## BEGIN Supplied data
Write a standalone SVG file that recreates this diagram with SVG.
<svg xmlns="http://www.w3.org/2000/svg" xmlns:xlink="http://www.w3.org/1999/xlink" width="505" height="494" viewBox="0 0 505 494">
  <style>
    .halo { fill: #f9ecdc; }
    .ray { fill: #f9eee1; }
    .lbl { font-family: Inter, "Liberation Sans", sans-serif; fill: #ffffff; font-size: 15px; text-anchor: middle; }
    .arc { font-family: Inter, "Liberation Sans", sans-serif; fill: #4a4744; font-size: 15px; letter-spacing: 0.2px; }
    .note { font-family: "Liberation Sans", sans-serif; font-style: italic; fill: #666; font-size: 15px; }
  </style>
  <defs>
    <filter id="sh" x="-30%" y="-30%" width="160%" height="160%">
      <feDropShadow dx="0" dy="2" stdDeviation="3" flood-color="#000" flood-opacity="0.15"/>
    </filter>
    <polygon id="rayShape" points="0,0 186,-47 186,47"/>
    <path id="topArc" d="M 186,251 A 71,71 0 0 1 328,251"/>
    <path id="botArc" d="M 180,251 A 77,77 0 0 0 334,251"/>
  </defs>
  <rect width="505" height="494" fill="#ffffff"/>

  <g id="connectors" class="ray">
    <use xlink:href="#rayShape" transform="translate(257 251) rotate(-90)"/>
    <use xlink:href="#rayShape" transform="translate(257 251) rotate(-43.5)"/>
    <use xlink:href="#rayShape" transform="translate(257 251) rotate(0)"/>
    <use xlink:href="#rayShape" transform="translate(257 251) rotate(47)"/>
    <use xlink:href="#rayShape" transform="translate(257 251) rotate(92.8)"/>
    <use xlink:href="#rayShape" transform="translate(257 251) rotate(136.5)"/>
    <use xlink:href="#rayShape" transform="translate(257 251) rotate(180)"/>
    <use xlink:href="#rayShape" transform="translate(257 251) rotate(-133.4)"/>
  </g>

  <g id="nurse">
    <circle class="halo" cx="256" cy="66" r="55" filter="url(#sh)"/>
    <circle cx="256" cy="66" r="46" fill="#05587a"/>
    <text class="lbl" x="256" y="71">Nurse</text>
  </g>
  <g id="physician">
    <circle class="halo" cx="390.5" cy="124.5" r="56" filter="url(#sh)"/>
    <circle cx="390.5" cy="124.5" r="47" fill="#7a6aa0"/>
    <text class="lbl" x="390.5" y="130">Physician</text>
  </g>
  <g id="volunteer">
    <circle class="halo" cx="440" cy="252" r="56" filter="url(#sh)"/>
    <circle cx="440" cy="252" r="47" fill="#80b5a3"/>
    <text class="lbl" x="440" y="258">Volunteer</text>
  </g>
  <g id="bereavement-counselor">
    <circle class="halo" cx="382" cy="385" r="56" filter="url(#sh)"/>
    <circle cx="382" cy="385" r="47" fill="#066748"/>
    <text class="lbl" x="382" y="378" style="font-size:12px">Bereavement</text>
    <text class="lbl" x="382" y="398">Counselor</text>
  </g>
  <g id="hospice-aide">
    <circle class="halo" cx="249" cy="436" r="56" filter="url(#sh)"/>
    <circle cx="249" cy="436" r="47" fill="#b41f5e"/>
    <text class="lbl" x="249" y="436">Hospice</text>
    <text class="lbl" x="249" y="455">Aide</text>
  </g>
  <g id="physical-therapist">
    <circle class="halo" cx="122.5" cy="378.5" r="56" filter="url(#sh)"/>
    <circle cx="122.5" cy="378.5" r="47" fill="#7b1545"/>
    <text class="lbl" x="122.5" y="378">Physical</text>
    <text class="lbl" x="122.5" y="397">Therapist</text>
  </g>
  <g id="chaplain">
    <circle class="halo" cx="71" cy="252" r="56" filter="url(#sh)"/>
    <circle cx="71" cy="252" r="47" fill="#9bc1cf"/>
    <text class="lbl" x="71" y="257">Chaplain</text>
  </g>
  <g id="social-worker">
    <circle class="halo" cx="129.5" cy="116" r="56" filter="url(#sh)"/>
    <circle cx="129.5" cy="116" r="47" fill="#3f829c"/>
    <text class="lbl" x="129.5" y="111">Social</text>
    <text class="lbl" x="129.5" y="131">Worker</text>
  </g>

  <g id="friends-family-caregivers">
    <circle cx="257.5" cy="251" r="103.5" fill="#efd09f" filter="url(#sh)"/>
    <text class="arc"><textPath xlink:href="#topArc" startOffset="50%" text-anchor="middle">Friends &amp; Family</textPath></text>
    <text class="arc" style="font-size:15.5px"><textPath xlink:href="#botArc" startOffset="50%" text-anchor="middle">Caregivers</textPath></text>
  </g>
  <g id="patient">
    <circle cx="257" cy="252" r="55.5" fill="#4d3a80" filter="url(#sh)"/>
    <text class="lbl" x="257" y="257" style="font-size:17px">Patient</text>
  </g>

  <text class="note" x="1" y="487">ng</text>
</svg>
## END Supplied data
## BEGIN Supplied data
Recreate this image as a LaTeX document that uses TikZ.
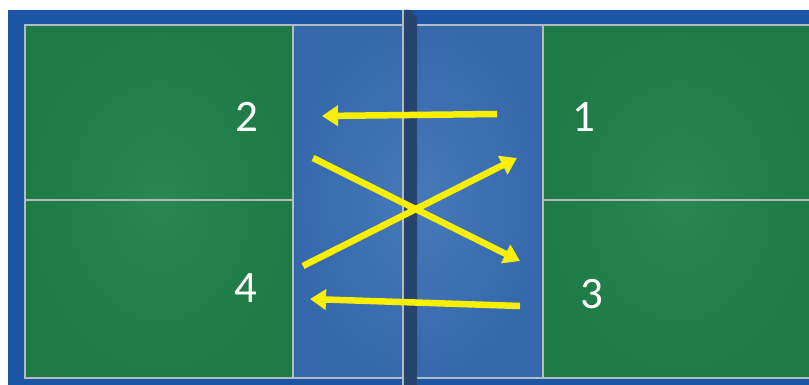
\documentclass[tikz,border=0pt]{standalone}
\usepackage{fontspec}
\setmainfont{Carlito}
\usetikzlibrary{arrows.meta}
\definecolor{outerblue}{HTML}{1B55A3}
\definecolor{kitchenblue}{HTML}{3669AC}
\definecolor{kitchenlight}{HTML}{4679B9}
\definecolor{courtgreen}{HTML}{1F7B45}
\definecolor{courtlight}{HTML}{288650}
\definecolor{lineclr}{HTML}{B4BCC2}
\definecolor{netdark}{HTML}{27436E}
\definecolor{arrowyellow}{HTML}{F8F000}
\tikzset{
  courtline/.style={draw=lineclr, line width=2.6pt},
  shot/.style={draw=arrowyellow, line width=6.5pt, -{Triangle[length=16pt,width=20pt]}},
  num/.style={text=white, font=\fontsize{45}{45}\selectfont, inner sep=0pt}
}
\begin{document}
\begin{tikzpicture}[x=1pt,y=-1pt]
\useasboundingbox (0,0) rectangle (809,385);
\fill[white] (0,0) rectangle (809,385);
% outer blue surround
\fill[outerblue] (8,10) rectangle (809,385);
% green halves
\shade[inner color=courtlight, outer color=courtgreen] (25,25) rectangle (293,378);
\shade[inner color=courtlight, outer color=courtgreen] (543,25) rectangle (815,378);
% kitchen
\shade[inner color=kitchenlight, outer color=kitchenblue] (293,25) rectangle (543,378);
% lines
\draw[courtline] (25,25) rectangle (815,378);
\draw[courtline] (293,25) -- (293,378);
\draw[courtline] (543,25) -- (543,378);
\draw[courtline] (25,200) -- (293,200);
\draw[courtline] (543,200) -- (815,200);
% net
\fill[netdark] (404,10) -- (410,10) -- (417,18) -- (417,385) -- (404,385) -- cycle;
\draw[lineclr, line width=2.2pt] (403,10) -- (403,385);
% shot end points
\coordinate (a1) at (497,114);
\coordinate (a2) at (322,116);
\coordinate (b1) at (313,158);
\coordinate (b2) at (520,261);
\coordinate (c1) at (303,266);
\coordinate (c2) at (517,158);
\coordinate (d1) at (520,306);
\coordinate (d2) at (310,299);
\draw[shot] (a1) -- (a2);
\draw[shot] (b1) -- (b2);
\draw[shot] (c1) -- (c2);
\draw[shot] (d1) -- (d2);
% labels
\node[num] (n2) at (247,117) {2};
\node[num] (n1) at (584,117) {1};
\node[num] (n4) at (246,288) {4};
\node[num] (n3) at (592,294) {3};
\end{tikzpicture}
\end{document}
## END Supplied data
## What the exercise asks
Search the lines above for the string "standalone", then show every one that has it.

## Complete response
Write a standalone SVG file that recreates this diagram with SVG.
\documentclass[tikz,border=0pt]{standalone}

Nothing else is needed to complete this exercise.